One of them was Secretary of the Interior Albert Fall, a former senator from New Mexico who made no secret of his disdain for conservation. Fall leased the Teapot fields to Harry Sinclair of what was to become the Sinclair Oil Co. and reserves in Elk Hills, Calif., to Edward Doheny of Pan American Petroleum. In exchange, Doheny and Sinclair paid Fall upwards of $400,000 in cash and gifts. Fall was ultimately convicted of bribery and sentenced to prison; Sinclair was fined for contempt and jailed for jury tampering; and Doheny was acquitted of attempted bribery. It remains uncertain what Harding knew about the scandal. But the affair served to further expose him as among the weakest men ever to occupy the Oval Office.

In the following excerpt from The Teapot Dome Scandal: How Big Oil Bought the Harding White House and Tried to Steal the Country by Laton McCartney, J. Leo Stack, an oilman who feels he has been shortchanged in the Teapot lease deal, pays a visit to the owners of the Denver Post in hopes of exposing the scandal and, in turn, getting his cut.

Young Stack was abrim with righteous indignation. He needed allies who had what it took to stand up to some powerful, unscrupulous people. And of course, he would give his prospective partners a piece of what was owed him. He had come to the right place. The tall, mustachioed man at the table was Frederick Bonfils, 62, handsome, and rigorously fit. An outdoorsman and a gambler, he was also a world-class con man. In Kansas City, during and after the Oklahoma land rush, Bonfils had operated a crooked lottery and a newspaper blackmail scheme.

His partner, H. H. Tammen, had earned a reputation in Denver as the best bartender in the West. Short, blond, and built like a beer keg on sticks, Tammen had accumulated capital the old-fashioned way—by filching from the till. His first enterprise was a mail-order curio business selling "authenticated" headdresses from great Indian chiefs and scalps taken by Geronimo. Of course, his entire inventory was bogus. He was also among the first to sell "Navajo" blankets manufactured in eastern textile mills.

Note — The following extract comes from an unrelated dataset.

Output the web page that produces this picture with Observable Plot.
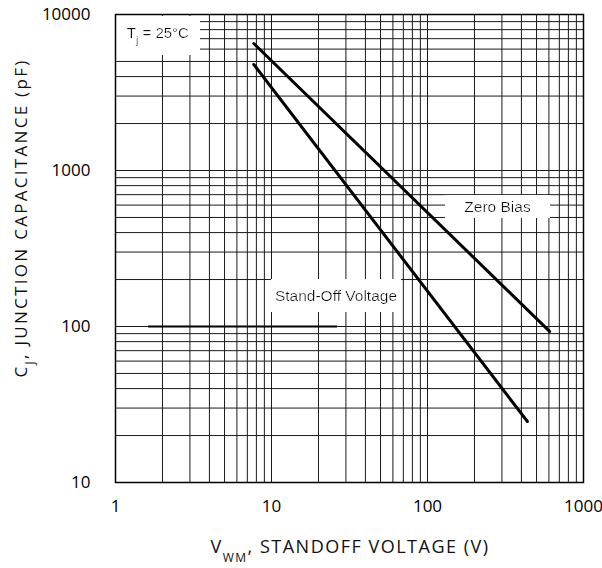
<!DOCTYPE html>
<html>
<head>
<meta charset="utf-8">
<script src="https://cdn.jsdelivr.net/npm/d3@7"></script>
<script src="https://cdn.jsdelivr.net/npm/@observablehq/plot@0.6"></script>
<style>
  html, body { margin: 0; padding: 0; background: #fff; }
</style>
</head>
<body>
<div id="chart"></div>
<script>
// Tick labels / decades
const xTicks = [1, 10, 100, 1000];
const yTicks = [10, 100, 1000, 10000];
const minorSteps = [1, 2, 3, 4, 5, 6, 7, 8, 9];

// Series (V, pF)
const zeroBiasV = [7.7, 606];
const zeroBiasC = [6520, 93];
const standOffV = [7.7, 437];
const standOffC = [4780, 24.6];

// Annotations
const labelText = ["Zero Bias", "Stand-Off Voltage"];
const labelV = [281, 25.9];
const labelC = [580, 156];
const tjText = "Tj = 25°C";
const tjV = 1.18;
const tjC = 7550;

// darker stray segment at 100 pF in the scan
const strayV = [1.63, 26.5];
const strayC = 100;

const xGrid = xTicks.slice(0, -1).flatMap(d => minorSteps.map(m => d * m)).concat([1000]);
const yGrid = yTicks.slice(0, -1).flatMap(d => minorSteps.map(m => d * m)).concat([10000]);

const zeroBias = zeroBiasV.map((v, i) => ({v, c: zeroBiasC[i]}));
const standOff = standOffV.map((v, i) => ({v, c: standOffC[i]}));
const labels = labelText.map((t, i) => ({t, v: labelV[i], c: labelC[i]}));
const tj = [{t: tjText, v: tjV, c: tjC}];

const annoFont = "'Liberation Sans', Arial, sans-serif";

const plot = Plot.plot({
  width: 602,
  height: 568,
  marginLeft: 115,
  marginRight: 19,
  marginTop: 14,
  marginBottom: 86,
  style: {fontFamily: "'Open Sans', sans-serif", fontSize: "17px", background: "#fff", color: "#000"},
  x: {type: "log", domain: [1, 1000], ticks: xTicks, tickFormat: d => String(d), tickSize: 0, tickPadding: 17, label: null},
  y: {type: "log", domain: [10, 10000], ticks: yTicks, tickFormat: d => String(d), tickSize: 0, tickPadding: 25, label: null},
  marks: [
    Plot.ruleX(xGrid, {stroke: "#1a1a1a", strokeWidth: 1}),
    Plot.ruleY(yGrid, {stroke: "#1a1a1a", strokeWidth: 1}),
    Plot.ruleY([strayC], {x1: strayV[0], x2: strayV[1], stroke: "#000", strokeWidth: 2}),
    Plot.line(zeroBias, {x: "v", y: "c", stroke: "#000", strokeWidth: 3}),
    Plot.line(standOff, {x: "v", y: "c", stroke: "#000", strokeWidth: 3}),
    Plot.text(labels, {x: "v", y: "c", text: "t", fill: "#111", fontFamily: annoFont, fontSize: 15.5}),
    Plot.text(tj, {x: "v", y: "c", text: "t", textAnchor: "start", fill: "#111", fontFamily: annoFont, fontSize: 15}),
    Plot.frame({stroke: "#000", strokeWidth: 1.5})
  ]
});

const svg = d3.select(plot);

// white box backgrounds via filters (rectangular, like the reference)
const defs = svg.insert("defs", ":first-child");
function bgFilter(id, x, y, w, h) {
  const f = defs.append("filter").attr("id", id)
    .attr("x", x).attr("y", y).attr("width", w).attr("height", h);
  f.append("feFlood").attr("flood-color", "#fff").attr("result", "bg");
  f.append("feComposite").attr("in", "SourceGraphic").attr("in2", "bg").attr("operator", "over");
}
bgFilter("bg-zero", -0.28, -0.15, 1.56, 1.3);
bgFilter("bg-stand", -0.03, -0.45, 1.06, 1.9);
bgFilter("bg-tj", -0.16, -0.35, 1.32, 1.7);

const filterFor = {"Zero Bias": "bg-zero", "Stand-Off Voltage": "bg-stand"};
filterFor[tjText] = "bg-tj";
svg.selectAll("text").each(function() {
  const id = filterFor[this.textContent];
  if (id) d3.select(this).attr("filter", `url(#${id})`);
});

// subscript in the Tj annotation
svg.selectAll("text").filter(function() { return this.textContent === tjText; }).each(function() {
  const t = d3.select(this);
  t.text(null);
  t.append("tspan").text("T");
  t.append("tspan").attr("baseline-shift", "sub").attr("font-size", 11).text("j");
  t.append("tspan").text(" = 25°C");
});

// Y axis title
const yt = svg.append("text")
  .attr("transform", "translate(22,218) rotate(-90)")
  .attr("text-anchor", "middle")
  .attr("dominant-baseline", "middle")
  .attr("font-family", "'Open Sans', sans-serif")
  .attr("font-size", 17)
  .attr("letter-spacing", "2.3px")
  .attr("fill", "#111");
yt.append("tspan").text("C");
yt.append("tspan").attr("baseline-shift", "sub").attr("font-size", 12).text("J");
yt.append("tspan").text(", JUNCTION CAPACITANCE (pF)");

// X axis title
const xt = svg.append("text")
  .attr("x", 350)
  .attr("y", 553)
  .attr("text-anchor", "middle")
  .attr("font-family", "'Open Sans', sans-serif")
  .attr("font-size", 18)
  .attr("letter-spacing", "1.5px")
  .attr("fill", "#111");
xt.append("tspan").text("V");
xt.append("tspan").attr("baseline-shift", "sub").attr("font-size", 12).text("WM");
xt.append("tspan").text(", STANDOFF VOLTAGE (V)");

document.getElementById("chart").appendChild(plot);
</script>
</body>
</html>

Together in 1895, Tammen and Bonfils acquired the Denver Post, then an afternoon rag with a dwindling circulation and a dubious future. They resuscitated it as a mix of populist politics, sensational features, and yellow journalism. Pledging to be "champions of the people," Bonfils and Tammen took on big money and political interests in the West, especially if the aforementioned didn't advertise in their paper. Often when a business failed to advertise, Bonfils and Tammen sent reporters to dig for dirt—the use of child labor, say. And Bonfils retained operatives especially to seek information that might be used for blackmail. These strong-arm tactics earned Bonfils and Tammen the enmity of the Denver establishment and a soaring readership.

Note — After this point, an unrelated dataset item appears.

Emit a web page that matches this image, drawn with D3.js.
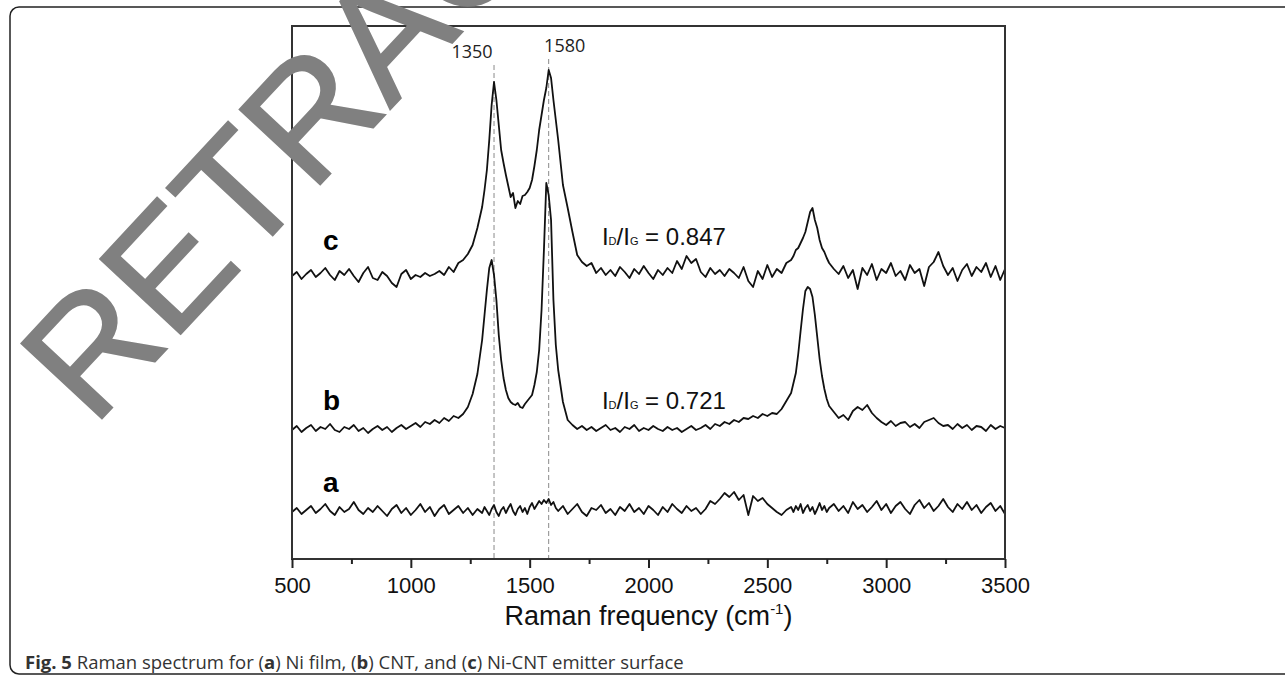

Leo Stack needed Bonfils and Tammen to take on none other than Harry Sinclair. Before Teapot was leased to Sinclair interests, Stack had been one of numerous independent oil operators who had staked out preliminary claims on parts of the Teapot field. Harry Sinclair had bought up most of these claims, including those owned by Pioneer Oil Co. At the time, Stack had a contract with Pioneer calling for him to share in any profits realized from the field. Sinclair paid Pioneer $1 million to acquire its holdings. When Stack sought his cut, Pioneer offered him a mere $50,000. Even though he had only $187 to his name, Stack refused it, then headed over to the Post.